In search of the swimmin' hole
Some people wake up every day and play music (my husband used to have a morning ritual such as this, and I know others who do too). Me…I go for dry patches till I have that one day…that day where I just want to fuck off everything I am supposed to do (interviews, deadlines, editing) and just write a new song.
Weekly band practice doesn’t count. That’s scheduled and it isn’t alone. It's not the same. The days I am talking about are different. I just want to pour myself a glass of wine, go into the backyard, and strum loud and make up gibberish. The last time I did this (see my tipsy no pants banjo video here) I was unnerved by the fact that my neighbors, of “The Loving Home,” poked their heads over the fence to tell me they liked the strange noises I was making. They even clapped between songs. It made me smile, yes…but on days like that I really just want to close the door on humanity altogether. Not because I'm a bitch. Because I am human, and all humans need to detach from time to time. No social media. No to-do list. Not even the faraway sound of a radio from a car driving by.
In other words, some music doesn't need to be heard. When I was a kid, we had a barn at our house in Atascadero. Being in the barn, surrounded by acres of uninhabited land…and playing guitar as loud as I wanted…it steadied me. Just knowing that the nearest neighbor was miles away…it dislodged something from my chest cavity that had been weighing me down. I could leave the barn lighter, moving defiantly toward whatever my destiny was.
The older I got, the more city life I experienced, the less places I found where I could do this. It's easy to get lost in the clutter of everyone else's noise. You can hide yourself within the chaos if you want to. Just because you're in a space where others can hear you doesn't mean they're listening.
I live in the best place on earth to play music where no one will listen. It’s fucking amazing. We have all these nooks and crannies where you can lodge yourself for a few hours, then re-emerge a different person.
Like the swimming hole, near the old Atascadero house. It’s still there (pretty dry) off highway 41, as you are heading toward Morro Bay. Growing up, we just called it the swimming hole, and we’d go down there and splash around in the cool water when the summer temps flared. As a teen, it served as a getaway land. It’s where I took my husband on our first date, and where he took me on our first Valentine’s Day (and he swung on the rope swing almost falling into the water). I once picked up a hitchhiker and decided to stop there en route to our destination. He pulled out some half melted ice-cream from his knapsack and we ate it and felt the sun on our faces. I had my banjo in the trunk of my old Delta 88, so I pulled it out. I would always go there to practice my banjo in silence.

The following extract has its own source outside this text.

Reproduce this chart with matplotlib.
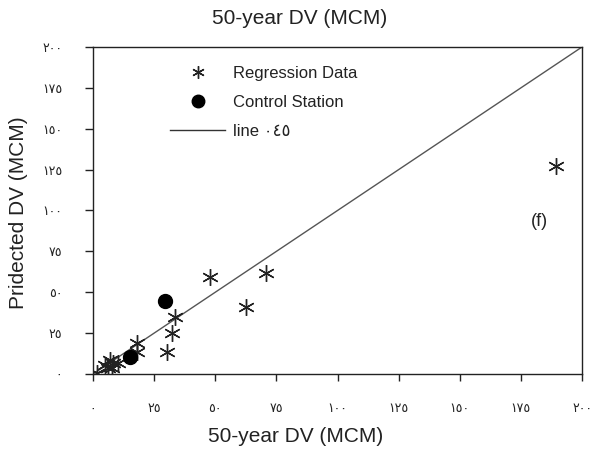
import matplotlib
matplotlib.use("Agg")
import matplotlib.pyplot as plt
from matplotlib.lines import Line2D

# ---- data ----
reg_x = [1.5, 4.9, 6.2, 6.9, 7.8, 8.3, 10.3, 17.8, 18.2, 30.1, 32.4, 33.5, 47.8, 62.7, 70.9, 189.5]
reg_y = [0.4, 5.5, 3.5, 8.6, 3.7, 6.5, 6.5, 13.6, 18.8, 13.6, 24.9, 35.0, 59.5, 40.8, 62.0, 127.2]
ctrl_x = [15.1, 29.4]
ctrl_y = [10.6, 44.8]
line_x = [0, 200]
line_y = [0, 200]
tick_vals = [0, 25, 50, 75, 100, 125, 150, 175, 200]
tick_labels = ["٠", "٢٥", "٥٠", "٧٥", "١٠٠", "١٢٥", "١٥٠", "١٧٥", "٢٠٠"]

plt.rcParams['font.family'] = ['Liberation Sans', 'DejaVu Sans']

fig = plt.figure(figsize=(5.93, 4.51), dpi=100)
ax = fig.add_axes([93/593, 1-374/451, (582-93)/593, (374-47)/451])

ax.plot(line_x, line_y, color='#555555', lw=1.0, zorder=2)
ax.plot(reg_x, reg_y, ls='none', marker=(6, 2, 0), ms=12, mew=1.0,
        color='#222222', zorder=3)
ax.plot(ctrl_x, ctrl_y, ls='none', marker='o', ms=10, color='black', zorder=4)

ax.set_xlim(0, 200)
ax.set_ylim(0, 200)
ax.set_xticks(tick_vals)
ax.set_xticklabels(tick_labels, family=['DejaVu Sans'], fontsize=9)
ax.set_yticks(tick_vals)
ax.set_yticklabels(tick_labels, family=['DejaVu Sans'], fontsize=9)
ax.tick_params(axis='x', direction='out', length=5, width=1, pad=15.5, colors='#222222')
ax.tick_params(axis='y', direction='out', length=6, width=1, pad=16, colors='#222222')
for s in ax.spines.values():
    s.set_linewidth(1.0)
    s.set_color('#222222')

ax.text(182.5, 93, '(f)', fontsize=13, ha='center', va='center', color='#222222')

handles = [
    Line2D([], [], ls='none', marker=(6, 2, 0), ms=9, mew=1.0, color='#222222'),
    Line2D([], [], ls='none', marker='o', ms=9, color='black'),
    Line2D([], [], color='#333333', lw=1.0),
]
labels = ['Regression Data', 'Control Station', 'line ٠٤٥']
leg = ax.legend(handles, labels, loc='upper left',
                bbox_to_anchor=((170-93)/489, (374-66)/327),
                frameon=False, fontsize=12, handlelength=3.3, labelspacing=0.83,
                handletextpad=0.5, borderaxespad=0, borderpad=0)
for t in leg.get_texts():
    t.set_color('#222222')

fig.text(300/593, 1-18/451, '50-year DV (MCM)', fontsize=15, ha='center', va='center', color='#222222')
fig.text(296/593, 1-437/451, '50-year DV (MCM)', fontsize=15, ha='center', va='center', color='#222222')
fig.text(19/593, 1-213/451, 'Pridected DV (MCM)', fontsize=15, ha='center', va='center',
         rotation=90, color='#222222')

fig.savefig('out.png', dpi=100, facecolor='white')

I don’t know where to go anymore. I haven’t played at the swimming hole for at least 4 years. I did go there with my pal Leslie when she visited from LA a few years back…there were teenagers swimming the water, drinking. They asked if we’d ever had whiskey before. When we told them our ages, they couldn’t believe how ancient we were. Why were we hanging out there anyway? We were too old ladies. The swimming hole had been taken over by the next generation. We floated in tubes till the cops arrived—that was enough swimming hole for us.
Now, it seems like a hassle to get in the car and drive till I don’t see people, but I have a sneaking feeling that's not the point. There is probably some lesson here, about finding space within? Maybe I am way off. All I know is that when the "in" needs to come "out," it's an unstoppable force. All rivers flow to the sea. Even dried up ones that are actually swimming holes.